● **To do**:
Only the lines from the start of the data through the one containing "1970], [3.46, 1275]];" belong in your answer; return them exactly.
━━━ Source material
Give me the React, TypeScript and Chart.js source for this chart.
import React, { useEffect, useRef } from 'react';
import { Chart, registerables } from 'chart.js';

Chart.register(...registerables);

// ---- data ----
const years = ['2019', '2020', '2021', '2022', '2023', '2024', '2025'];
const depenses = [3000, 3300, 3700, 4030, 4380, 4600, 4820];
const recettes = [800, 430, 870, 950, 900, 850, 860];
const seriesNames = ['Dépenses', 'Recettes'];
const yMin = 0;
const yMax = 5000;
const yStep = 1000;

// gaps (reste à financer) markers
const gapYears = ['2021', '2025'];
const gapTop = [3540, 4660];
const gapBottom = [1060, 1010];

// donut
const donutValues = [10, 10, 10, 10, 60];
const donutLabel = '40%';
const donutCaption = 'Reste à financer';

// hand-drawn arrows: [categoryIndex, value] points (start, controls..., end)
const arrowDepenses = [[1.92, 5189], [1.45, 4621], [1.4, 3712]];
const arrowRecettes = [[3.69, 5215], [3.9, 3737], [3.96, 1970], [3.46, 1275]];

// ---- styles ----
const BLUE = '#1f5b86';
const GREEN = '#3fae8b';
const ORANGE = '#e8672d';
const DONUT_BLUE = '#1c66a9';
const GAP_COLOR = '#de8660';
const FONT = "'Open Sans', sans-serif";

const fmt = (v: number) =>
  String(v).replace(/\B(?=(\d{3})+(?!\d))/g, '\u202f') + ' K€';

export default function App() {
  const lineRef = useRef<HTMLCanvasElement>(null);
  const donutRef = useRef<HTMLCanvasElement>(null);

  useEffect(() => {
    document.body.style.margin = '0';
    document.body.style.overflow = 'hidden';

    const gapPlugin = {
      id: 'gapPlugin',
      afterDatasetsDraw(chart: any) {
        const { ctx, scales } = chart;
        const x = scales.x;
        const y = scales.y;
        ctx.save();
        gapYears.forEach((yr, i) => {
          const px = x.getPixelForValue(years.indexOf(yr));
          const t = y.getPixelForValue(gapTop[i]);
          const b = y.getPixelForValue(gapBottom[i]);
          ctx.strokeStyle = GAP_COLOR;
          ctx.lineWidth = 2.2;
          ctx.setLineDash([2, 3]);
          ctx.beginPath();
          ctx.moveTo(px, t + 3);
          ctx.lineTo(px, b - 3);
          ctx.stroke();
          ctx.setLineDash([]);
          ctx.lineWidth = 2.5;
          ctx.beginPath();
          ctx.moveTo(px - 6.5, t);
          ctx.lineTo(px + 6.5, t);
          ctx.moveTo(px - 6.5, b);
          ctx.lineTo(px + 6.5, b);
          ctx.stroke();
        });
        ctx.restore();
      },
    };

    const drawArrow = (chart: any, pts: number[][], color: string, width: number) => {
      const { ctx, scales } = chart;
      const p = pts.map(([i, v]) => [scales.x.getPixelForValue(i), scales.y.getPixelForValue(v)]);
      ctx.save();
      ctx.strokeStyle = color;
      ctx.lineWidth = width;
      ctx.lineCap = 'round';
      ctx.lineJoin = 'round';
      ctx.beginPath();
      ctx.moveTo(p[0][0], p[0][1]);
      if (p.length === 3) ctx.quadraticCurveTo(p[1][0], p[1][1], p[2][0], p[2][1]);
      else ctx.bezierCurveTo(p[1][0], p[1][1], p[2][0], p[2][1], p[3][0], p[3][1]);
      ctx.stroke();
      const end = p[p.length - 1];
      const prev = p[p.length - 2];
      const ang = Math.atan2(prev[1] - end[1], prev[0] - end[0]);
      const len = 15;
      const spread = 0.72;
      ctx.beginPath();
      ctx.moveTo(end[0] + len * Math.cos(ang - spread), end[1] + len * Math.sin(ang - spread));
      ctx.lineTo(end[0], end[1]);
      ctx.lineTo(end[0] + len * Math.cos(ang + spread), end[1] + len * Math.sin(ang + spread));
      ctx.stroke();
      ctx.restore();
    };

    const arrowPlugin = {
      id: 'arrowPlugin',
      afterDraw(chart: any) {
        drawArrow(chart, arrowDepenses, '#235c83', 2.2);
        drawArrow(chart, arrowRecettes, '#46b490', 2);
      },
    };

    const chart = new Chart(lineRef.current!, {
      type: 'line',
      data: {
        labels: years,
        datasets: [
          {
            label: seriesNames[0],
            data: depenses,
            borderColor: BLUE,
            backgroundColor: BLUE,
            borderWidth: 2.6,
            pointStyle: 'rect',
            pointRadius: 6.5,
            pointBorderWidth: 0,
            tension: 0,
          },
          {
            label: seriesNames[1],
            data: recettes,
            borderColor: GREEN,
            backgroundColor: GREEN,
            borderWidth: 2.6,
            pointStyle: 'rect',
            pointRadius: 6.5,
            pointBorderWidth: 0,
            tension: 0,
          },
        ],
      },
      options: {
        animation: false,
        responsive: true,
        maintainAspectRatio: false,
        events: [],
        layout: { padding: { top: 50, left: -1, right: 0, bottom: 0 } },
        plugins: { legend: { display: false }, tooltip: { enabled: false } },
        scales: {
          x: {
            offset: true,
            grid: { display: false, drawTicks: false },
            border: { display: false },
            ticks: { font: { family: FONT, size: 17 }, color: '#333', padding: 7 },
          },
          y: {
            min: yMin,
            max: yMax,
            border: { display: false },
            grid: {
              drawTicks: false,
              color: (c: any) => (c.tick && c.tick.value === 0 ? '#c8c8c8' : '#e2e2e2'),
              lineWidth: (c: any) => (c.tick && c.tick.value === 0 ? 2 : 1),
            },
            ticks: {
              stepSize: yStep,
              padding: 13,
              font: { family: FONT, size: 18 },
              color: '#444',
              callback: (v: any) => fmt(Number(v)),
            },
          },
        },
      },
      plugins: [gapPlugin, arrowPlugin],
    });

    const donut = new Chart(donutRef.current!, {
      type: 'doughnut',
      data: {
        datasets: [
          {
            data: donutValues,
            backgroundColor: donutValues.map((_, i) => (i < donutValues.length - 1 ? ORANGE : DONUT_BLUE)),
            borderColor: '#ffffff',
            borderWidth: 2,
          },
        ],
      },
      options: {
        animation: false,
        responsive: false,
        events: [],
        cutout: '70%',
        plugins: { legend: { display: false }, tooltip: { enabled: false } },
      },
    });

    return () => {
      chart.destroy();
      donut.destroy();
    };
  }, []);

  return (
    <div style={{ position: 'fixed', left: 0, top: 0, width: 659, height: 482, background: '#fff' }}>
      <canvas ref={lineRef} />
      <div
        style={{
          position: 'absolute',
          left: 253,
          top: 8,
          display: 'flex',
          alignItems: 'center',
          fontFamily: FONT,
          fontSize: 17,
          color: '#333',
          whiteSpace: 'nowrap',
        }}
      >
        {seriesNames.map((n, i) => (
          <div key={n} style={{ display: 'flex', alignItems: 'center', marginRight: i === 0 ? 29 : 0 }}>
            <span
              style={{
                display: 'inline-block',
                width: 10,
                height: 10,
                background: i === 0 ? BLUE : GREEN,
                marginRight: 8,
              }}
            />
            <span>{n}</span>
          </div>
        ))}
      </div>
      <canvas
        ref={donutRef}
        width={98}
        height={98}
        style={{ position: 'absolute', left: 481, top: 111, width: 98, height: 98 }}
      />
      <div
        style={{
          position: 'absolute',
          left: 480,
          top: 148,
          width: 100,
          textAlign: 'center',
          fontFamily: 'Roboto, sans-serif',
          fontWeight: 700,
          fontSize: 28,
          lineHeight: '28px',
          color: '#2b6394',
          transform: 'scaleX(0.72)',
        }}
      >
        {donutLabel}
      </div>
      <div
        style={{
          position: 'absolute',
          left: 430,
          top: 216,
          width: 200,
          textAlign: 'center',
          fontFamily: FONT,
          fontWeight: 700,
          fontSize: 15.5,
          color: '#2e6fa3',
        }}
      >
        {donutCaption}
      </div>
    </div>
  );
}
━━━━━━
● **The output**:
Give me the React, TypeScript and Chart.js source for this chart.
import React, { useEffect, useRef } from 'react';
import { Chart, registerables } from 'chart.js';

Chart.register(...registerables);

// ---- data ----
const years = ['2019', '2020', '2021', '2022', '2023', '2024', '2025'];
const depenses = [3000, 3300, 3700, 4030, 4380, 4600, 4820];
const recettes = [800, 430, 870, 950, 900, 850, 860];
const seriesNames = ['Dépenses', 'Recettes'];
const yMin = 0;
const yMax = 5000;
const yStep = 1000;

// gaps (reste à financer) markers
const gapYears = ['2021', '2025'];
const gapTop = [3540, 4660];
const gapBottom = [1060, 1010];

// donut
const donutValues = [10, 10, 10, 10, 60];
const donutLabel = '40%';
const donutCaption = 'Reste à financer';

// hand-drawn arrows: [categoryIndex, value] points (start, controls..., end)
const arrowDepenses = [[1.92, 5189], [1.45, 4621], [1.4, 3712]];
const arrowRecettes = [[3.69, 5215], [3.9, 3737], [3.96, 1970], [3.46, 1275]];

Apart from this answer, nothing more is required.